━━━━━ Collected data

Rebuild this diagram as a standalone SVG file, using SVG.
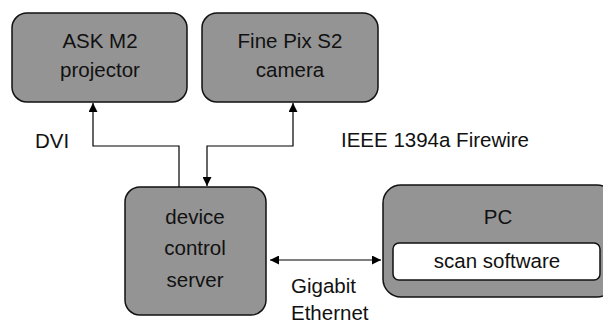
<svg xmlns="http://www.w3.org/2000/svg" width="603" height="324" viewBox="0 0 603 324">
<defs>
<marker id="ah" viewBox="0 0 10 10" refX="10" refY="5" markerWidth="9" markerHeight="9" markerUnits="userSpaceOnUse" orient="auto-start-reverse">
<path d="M0,0 L10,5 L0,10 Z" fill="#000"/>
</marker>
<style>
.box{fill:#949494;stroke:#111;stroke-width:1.5}
.inner{fill:#fff;stroke:#111;stroke-width:1.5}
.t{font-family:"Liberation Sans",Arial,sans-serif;font-size:20.5px;fill:#111;text-anchor:middle}
.l{font-family:"Liberation Sans",Arial,sans-serif;font-size:20.5px;fill:#111}
.c{fill:none;stroke:#000;stroke-width:1.2}
</style>
</defs>
<rect width="603" height="324" fill="#fff"/>
<g id="projector">
<rect class="box" x="12" y="13" width="175" height="89" rx="15"/>
<text class="t" x="100" y="48">ASK M2</text>
<text class="t" x="100" y="77">projector</text>
</g>
<g id="camera">
<rect class="box" x="202" y="13" width="176" height="89" rx="15"/>
<text class="t" x="290" y="48">Fine Pix S2</text>
<text class="t" x="290" y="77">camera</text>
</g>
<g id="server">
<rect class="box" x="125" y="187" width="141" height="128" rx="15"/>
<text class="t" x="195" y="224">device</text>
<text class="t" x="195" y="255">control</text>
<text class="t" x="195" y="287">server</text>
</g>
<g id="pc">
<rect class="box" x="383" y="185" width="232" height="112" rx="18"/>
<text class="t" x="498" y="224">PC</text>
<g id="scan">
<rect class="inner" x="393" y="243" width="207" height="37" rx="6"/>
<text class="t" x="497" y="268">scan software</text>
</g>
</g>
<g id="connectors">
<path class="c" d="M179,187 V146 H93 V103" marker-end="url(#ah)"/>
<path class="c" d="M293,103 V146 H207 V186" marker-start="url(#ah)" marker-end="url(#ah)"/>
<path class="c" d="M270,260 H381" marker-start="url(#ah)" marker-end="url(#ah)"/>
</g>
<g id="labels">
<text class="l" x="35" y="148">DVI</text>
<text class="l" x="341" y="147">IEEE 1394a Firewire</text>
<text class="l" x="291" y="293">Gigabit</text>
<text class="l" x="291" y="320">Ethernet</text>
</g>
</svg>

━━━━━━━━━━

# What you are asked to do
Reproduce the whole listing above word for word, but not its pictures.

# Solution
Rebuild this diagram as a standalone SVG file, using SVG.
<svg xmlns="http://www.w3.org/2000/svg" width="603" height="324" viewBox="0 0 603 324">
<defs>
<marker id="ah" viewBox="0 0 10 10" refX="10" refY="5" markerWidth="9" markerHeight="9" markerUnits="userSpaceOnUse" orient="auto-start-reverse">
<path d="M0,0 L10,5 L0,10 Z" fill="#000"/>
</marker>
<style>
.box{fill:#949494;stroke:#111;stroke-width:1.5}
.inner{fill:#fff;stroke:#111;stroke-width:1.5}
.t{font-family:"Liberation Sans",Arial,sans-serif;font-size:20.5px;fill:#111;text-anchor:middle}
.l{font-family:"Liberation Sans",Arial,sans-serif;font-size:20.5px;fill:#111}
.c{fill:none;stroke:#000;stroke-width:1.2}
</style>
</defs>
<rect width="603" height="324" fill="#fff"/>
<g id="projector">
<rect class="box" x="12" y="13" width="175" height="89" rx="15"/>
<text class="t" x="100" y="48">ASK M2</text>
<text class="t" x="100" y="77">projector</text>
</g>
<g id="camera">
<rect class="box" x="202" y="13" width="176" height="89" rx="15"/>
<text class="t" x="290" y="48">Fine Pix S2</text>
<text class="t" x="290" y="77">camera</text>
</g>
<g id="server">
<rect class="box" x="125" y="187" width="141" height="128" rx="15"/>
<text class="t" x="195" y="224">device</text>
<text class="t" x="195" y="255">control</text>
<text class="t" x="195" y="287">server</text>
</g>
<g id="pc">
<rect class="box" x="383" y="185" width="232" height="112" rx="18"/>
<text class="t" x="498" y="224">PC</text>
<g id="scan">
<rect class="inner" x="393" y="243" width="207" height="37" rx="6"/>
<text class="t" x="497" y="268">scan software</text>
</g>
</g>
<g id="connectors">
<path class="c" d="M179,187 V146 H93 V103" marker-end="url(#ah)"/>
<path class="c" d="M293,103 V146 H207 V186" marker-start="url(#ah)" marker-end="url(#ah)"/>
<path class="c" d="M270,260 H381" marker-start="url(#ah)" marker-end="url(#ah)"/>
</g>
<g id="labels">
<text class="l" x="35" y="148">DVI</text>
<text class="l" x="341" y="147">IEEE 1394a Firewire</text>
<text class="l" x="291" y="293">Gigabit</text>
<text class="l" x="291" y="320">Ethernet</text>
</g>
</svg>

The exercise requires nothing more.